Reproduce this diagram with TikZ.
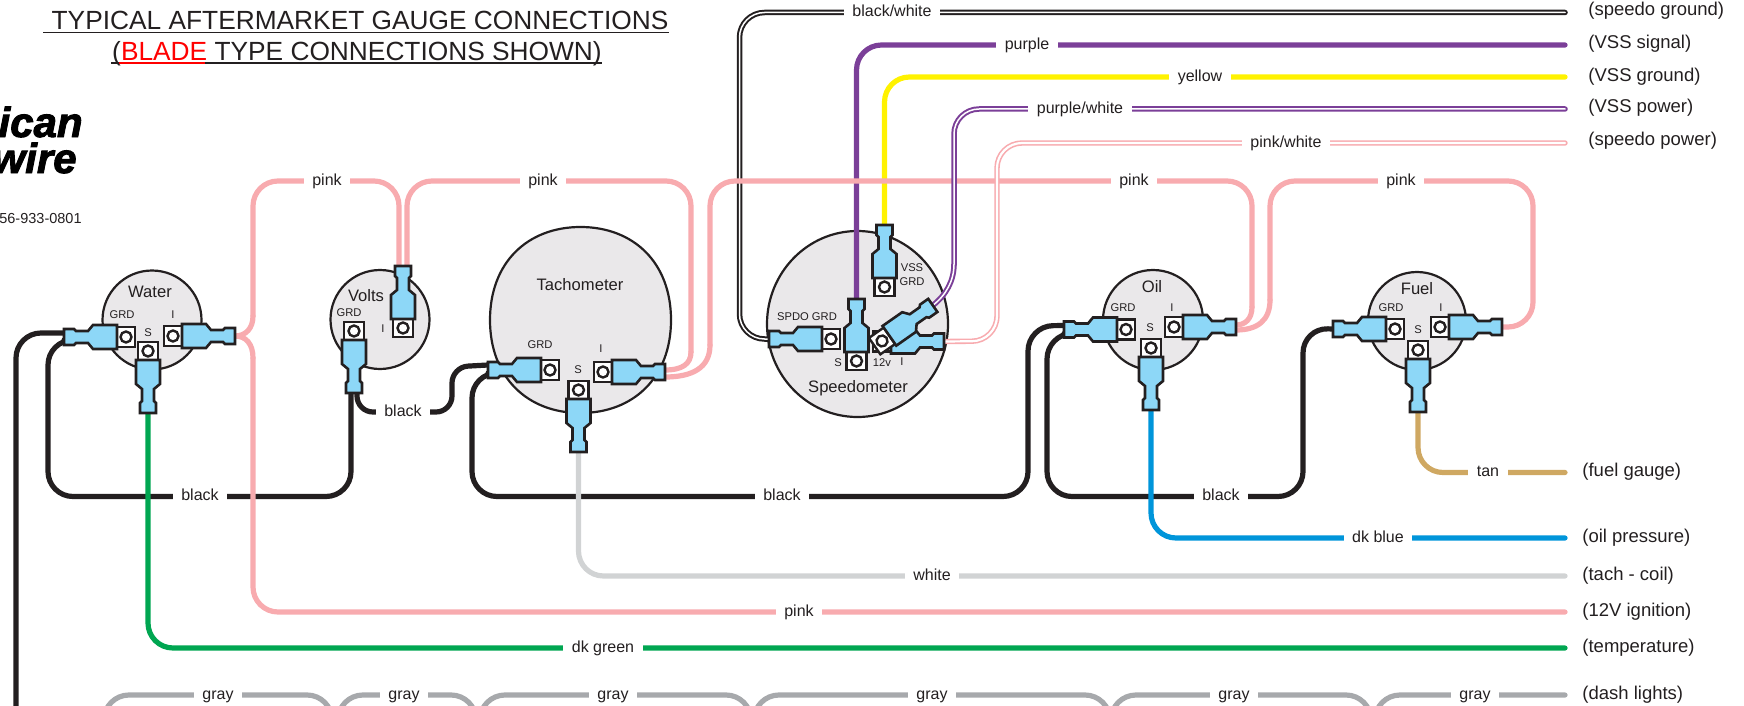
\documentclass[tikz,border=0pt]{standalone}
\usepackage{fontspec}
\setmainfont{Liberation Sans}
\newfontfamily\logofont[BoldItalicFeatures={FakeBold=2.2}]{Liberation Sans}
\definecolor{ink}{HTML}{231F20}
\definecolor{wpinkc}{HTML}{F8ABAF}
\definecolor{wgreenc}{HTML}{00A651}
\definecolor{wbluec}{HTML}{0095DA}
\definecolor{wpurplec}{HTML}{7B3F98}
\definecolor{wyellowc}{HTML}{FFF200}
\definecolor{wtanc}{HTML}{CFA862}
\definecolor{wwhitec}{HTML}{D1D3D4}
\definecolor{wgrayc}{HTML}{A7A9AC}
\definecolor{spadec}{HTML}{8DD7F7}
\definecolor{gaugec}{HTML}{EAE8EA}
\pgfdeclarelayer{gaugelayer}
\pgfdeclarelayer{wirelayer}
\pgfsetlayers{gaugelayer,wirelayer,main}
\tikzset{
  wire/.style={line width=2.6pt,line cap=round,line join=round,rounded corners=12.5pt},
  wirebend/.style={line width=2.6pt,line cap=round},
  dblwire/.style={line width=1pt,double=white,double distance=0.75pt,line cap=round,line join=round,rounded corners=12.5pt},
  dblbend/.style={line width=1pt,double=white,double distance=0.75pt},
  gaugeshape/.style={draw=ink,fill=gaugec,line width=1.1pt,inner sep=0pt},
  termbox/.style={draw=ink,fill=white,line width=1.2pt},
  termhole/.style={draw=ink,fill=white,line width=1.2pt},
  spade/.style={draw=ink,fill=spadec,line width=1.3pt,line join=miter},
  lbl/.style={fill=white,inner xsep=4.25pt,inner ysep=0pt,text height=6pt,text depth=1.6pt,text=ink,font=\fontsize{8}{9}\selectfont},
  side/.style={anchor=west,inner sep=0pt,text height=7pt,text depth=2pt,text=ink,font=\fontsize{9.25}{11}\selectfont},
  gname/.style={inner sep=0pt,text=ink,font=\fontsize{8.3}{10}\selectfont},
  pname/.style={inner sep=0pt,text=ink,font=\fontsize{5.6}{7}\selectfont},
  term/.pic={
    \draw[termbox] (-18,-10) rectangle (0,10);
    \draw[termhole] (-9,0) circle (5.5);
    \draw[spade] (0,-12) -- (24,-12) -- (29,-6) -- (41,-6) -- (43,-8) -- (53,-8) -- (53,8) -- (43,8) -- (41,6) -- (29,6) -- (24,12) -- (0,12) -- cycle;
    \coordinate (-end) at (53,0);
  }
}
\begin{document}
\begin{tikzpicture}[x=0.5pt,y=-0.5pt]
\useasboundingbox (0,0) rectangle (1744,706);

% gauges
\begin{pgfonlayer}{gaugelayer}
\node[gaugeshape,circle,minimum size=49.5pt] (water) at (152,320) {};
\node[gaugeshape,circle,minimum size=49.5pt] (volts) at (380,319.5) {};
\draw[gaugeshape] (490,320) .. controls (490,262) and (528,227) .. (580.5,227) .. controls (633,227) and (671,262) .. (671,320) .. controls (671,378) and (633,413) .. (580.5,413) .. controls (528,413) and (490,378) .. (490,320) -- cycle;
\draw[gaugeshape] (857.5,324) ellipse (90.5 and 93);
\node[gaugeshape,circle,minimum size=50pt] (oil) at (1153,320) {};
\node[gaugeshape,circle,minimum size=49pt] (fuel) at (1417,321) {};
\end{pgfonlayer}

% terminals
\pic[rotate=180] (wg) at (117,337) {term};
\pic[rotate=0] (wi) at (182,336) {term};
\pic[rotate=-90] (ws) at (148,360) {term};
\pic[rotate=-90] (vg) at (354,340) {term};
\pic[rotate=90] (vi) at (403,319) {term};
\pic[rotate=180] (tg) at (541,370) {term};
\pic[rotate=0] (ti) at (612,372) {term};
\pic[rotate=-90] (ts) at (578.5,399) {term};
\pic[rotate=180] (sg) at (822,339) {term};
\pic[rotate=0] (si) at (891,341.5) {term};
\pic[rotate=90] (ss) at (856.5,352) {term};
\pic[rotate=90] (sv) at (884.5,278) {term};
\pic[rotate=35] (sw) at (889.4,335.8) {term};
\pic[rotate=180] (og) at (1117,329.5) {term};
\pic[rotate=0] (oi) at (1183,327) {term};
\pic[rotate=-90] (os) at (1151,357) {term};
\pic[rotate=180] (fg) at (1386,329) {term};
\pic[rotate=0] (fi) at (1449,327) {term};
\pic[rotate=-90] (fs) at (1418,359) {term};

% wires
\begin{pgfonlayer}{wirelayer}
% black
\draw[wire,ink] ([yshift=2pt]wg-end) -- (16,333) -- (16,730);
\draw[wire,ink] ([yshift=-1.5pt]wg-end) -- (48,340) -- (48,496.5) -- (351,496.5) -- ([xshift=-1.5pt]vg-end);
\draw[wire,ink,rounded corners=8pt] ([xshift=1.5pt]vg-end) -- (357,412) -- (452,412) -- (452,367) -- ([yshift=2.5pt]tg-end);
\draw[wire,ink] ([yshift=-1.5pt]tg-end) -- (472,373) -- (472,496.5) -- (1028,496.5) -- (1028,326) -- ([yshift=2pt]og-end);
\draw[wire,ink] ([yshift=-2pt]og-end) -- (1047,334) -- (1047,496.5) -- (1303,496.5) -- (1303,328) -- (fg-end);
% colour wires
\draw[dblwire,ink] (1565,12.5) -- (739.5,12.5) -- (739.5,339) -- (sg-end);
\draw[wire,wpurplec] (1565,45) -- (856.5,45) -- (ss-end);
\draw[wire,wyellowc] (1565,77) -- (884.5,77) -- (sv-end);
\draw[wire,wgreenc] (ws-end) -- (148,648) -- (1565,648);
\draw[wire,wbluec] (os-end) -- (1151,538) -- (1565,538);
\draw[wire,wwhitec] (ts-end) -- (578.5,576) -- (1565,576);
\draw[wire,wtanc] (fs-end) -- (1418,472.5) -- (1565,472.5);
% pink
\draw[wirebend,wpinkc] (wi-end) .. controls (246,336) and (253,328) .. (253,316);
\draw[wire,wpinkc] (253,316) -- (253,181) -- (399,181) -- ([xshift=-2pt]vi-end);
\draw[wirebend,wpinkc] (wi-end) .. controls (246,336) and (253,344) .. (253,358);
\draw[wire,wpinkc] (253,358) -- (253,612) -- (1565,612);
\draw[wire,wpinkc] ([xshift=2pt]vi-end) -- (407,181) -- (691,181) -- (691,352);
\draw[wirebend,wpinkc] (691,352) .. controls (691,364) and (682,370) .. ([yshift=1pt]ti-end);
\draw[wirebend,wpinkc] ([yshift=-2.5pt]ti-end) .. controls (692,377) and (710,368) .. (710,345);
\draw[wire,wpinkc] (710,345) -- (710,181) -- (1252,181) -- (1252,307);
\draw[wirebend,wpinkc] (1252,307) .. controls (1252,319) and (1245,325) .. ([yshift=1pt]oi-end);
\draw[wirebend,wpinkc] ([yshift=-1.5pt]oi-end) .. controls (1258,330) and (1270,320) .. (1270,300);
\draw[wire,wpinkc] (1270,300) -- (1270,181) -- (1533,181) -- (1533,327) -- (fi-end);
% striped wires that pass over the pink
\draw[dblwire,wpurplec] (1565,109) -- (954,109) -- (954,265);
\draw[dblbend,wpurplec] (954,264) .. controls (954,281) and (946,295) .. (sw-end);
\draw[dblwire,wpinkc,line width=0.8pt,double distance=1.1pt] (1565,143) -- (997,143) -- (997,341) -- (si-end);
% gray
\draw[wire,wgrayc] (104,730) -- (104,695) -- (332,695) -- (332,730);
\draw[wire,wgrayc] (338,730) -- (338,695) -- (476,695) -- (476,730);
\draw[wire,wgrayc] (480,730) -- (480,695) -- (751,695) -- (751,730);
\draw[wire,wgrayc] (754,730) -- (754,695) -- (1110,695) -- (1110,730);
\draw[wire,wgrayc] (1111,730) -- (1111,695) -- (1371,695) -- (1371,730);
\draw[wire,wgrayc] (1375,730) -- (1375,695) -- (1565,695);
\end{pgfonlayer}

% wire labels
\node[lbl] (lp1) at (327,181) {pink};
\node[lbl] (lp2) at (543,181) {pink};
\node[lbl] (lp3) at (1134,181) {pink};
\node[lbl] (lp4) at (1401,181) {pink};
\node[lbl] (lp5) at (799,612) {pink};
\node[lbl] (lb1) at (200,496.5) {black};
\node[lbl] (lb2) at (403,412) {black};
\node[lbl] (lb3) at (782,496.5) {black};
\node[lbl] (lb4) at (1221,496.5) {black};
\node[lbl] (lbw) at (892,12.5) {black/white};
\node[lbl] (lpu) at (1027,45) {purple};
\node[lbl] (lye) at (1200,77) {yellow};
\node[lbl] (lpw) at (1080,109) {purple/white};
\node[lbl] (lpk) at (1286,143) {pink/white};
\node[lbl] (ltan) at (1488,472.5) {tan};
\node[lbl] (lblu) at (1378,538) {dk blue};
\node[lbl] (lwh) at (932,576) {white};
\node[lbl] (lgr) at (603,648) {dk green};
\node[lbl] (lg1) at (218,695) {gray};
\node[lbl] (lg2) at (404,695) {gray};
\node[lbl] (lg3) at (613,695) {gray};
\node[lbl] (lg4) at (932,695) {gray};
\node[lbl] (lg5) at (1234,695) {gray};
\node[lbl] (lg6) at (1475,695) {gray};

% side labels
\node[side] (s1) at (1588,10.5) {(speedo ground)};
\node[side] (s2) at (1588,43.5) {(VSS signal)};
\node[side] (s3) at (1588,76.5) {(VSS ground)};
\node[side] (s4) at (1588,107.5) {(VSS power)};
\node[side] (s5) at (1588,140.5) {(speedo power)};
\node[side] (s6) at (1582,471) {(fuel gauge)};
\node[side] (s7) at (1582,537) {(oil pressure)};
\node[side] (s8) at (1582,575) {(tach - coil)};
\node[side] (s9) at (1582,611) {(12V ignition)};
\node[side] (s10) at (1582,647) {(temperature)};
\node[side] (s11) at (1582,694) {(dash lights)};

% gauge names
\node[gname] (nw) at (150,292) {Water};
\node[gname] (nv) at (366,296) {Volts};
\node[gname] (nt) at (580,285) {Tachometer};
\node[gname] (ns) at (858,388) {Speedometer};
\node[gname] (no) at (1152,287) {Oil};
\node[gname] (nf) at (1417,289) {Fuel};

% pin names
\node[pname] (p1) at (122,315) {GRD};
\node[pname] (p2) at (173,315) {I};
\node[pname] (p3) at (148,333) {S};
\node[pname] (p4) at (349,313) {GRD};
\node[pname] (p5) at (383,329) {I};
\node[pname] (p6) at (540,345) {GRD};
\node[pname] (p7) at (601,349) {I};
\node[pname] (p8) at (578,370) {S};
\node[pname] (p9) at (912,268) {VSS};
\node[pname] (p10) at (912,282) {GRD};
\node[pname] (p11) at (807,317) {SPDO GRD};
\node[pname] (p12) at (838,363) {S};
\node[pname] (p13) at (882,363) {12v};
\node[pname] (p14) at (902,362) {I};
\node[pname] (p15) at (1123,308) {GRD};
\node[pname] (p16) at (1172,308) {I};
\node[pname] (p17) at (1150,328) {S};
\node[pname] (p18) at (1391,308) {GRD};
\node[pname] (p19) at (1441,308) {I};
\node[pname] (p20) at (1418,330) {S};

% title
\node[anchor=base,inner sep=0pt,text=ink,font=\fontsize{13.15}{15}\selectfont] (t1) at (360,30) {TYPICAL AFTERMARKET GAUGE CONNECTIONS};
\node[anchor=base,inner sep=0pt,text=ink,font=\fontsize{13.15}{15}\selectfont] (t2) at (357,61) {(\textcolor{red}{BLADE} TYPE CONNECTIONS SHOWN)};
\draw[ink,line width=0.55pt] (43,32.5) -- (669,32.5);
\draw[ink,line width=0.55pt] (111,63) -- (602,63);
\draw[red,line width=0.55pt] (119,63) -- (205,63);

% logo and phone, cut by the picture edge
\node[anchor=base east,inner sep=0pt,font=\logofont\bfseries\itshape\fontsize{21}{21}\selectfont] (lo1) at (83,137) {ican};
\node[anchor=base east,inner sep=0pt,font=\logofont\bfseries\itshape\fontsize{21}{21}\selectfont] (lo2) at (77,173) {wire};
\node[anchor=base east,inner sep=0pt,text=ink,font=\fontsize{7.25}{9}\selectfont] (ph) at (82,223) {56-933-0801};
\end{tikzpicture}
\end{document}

**The request**:
Everything from the first line to the line with "(0,0) rectangle (1744,706);" must be repeated exactly, and nothing else. Leave the pictures out.

**Expected output**:
Reproduce this diagram with TikZ.
\documentclass[tikz,border=0pt]{standalone}
\usepackage{fontspec}
\setmainfont{Liberation Sans}
\newfontfamily\logofont[BoldItalicFeatures={FakeBold=2.2}]{Liberation Sans}
\definecolor{ink}{HTML}{231F20}
\definecolor{wpinkc}{HTML}{F8ABAF}
\definecolor{wgreenc}{HTML}{00A651}
\definecolor{wbluec}{HTML}{0095DA}
\definecolor{wpurplec}{HTML}{7B3F98}
\definecolor{wyellowc}{HTML}{FFF200}
\definecolor{wtanc}{HTML}{CFA862}
\definecolor{wwhitec}{HTML}{D1D3D4}
\definecolor{wgrayc}{HTML}{A7A9AC}
\definecolor{spadec}{HTML}{8DD7F7}
\definecolor{gaugec}{HTML}{EAE8EA}
\pgfdeclarelayer{gaugelayer}
\pgfdeclarelayer{wirelayer}
\pgfsetlayers{gaugelayer,wirelayer,main}
\tikzset{
  wire/.style={line width=2.6pt,line cap=round,line join=round,rounded corners=12.5pt},
  wirebend/.style={line width=2.6pt,line cap=round},
  dblwire/.style={line width=1pt,double=white,double distance=0.75pt,line cap=round,line join=round,rounded corners=12.5pt},
  dblbend/.style={line width=1pt,double=white,double distance=0.75pt},
  gaugeshape/.style={draw=ink,fill=gaugec,line width=1.1pt,inner sep=0pt},
  termbox/.style={draw=ink,fill=white,line width=1.2pt},
  termhole/.style={draw=ink,fill=white,line width=1.2pt},
  spade/.style={draw=ink,fill=spadec,line width=1.3pt,line join=miter},
  lbl/.style={fill=white,inner xsep=4.25pt,inner ysep=0pt,text height=6pt,text depth=1.6pt,text=ink,font=\fontsize{8}{9}\selectfont},
  side/.style={anchor=west,inner sep=0pt,text height=7pt,text depth=2pt,text=ink,font=\fontsize{9.25}{11}\selectfont},
  gname/.style={inner sep=0pt,text=ink,font=\fontsize{8.3}{10}\selectfont},
  pname/.style={inner sep=0pt,text=ink,font=\fontsize{5.6}{7}\selectfont},
  term/.pic={
    \draw[termbox] (-18,-10) rectangle (0,10);
    \draw[termhole] (-9,0) circle (5.5);
    \draw[spade] (0,-12) -- (24,-12) -- (29,-6) -- (41,-6) -- (43,-8) -- (53,-8) -- (53,8) -- (43,8) -- (41,6) -- (29,6) -- (24,12) -- (0,12) -- cycle;
    \coordinate (-end) at (53,0);
  }
}
\begin{document}
\begin{tikzpicture}[x=0.5pt,y=-0.5pt]
\useasboundingbox (0,0) rectangle (1744,706);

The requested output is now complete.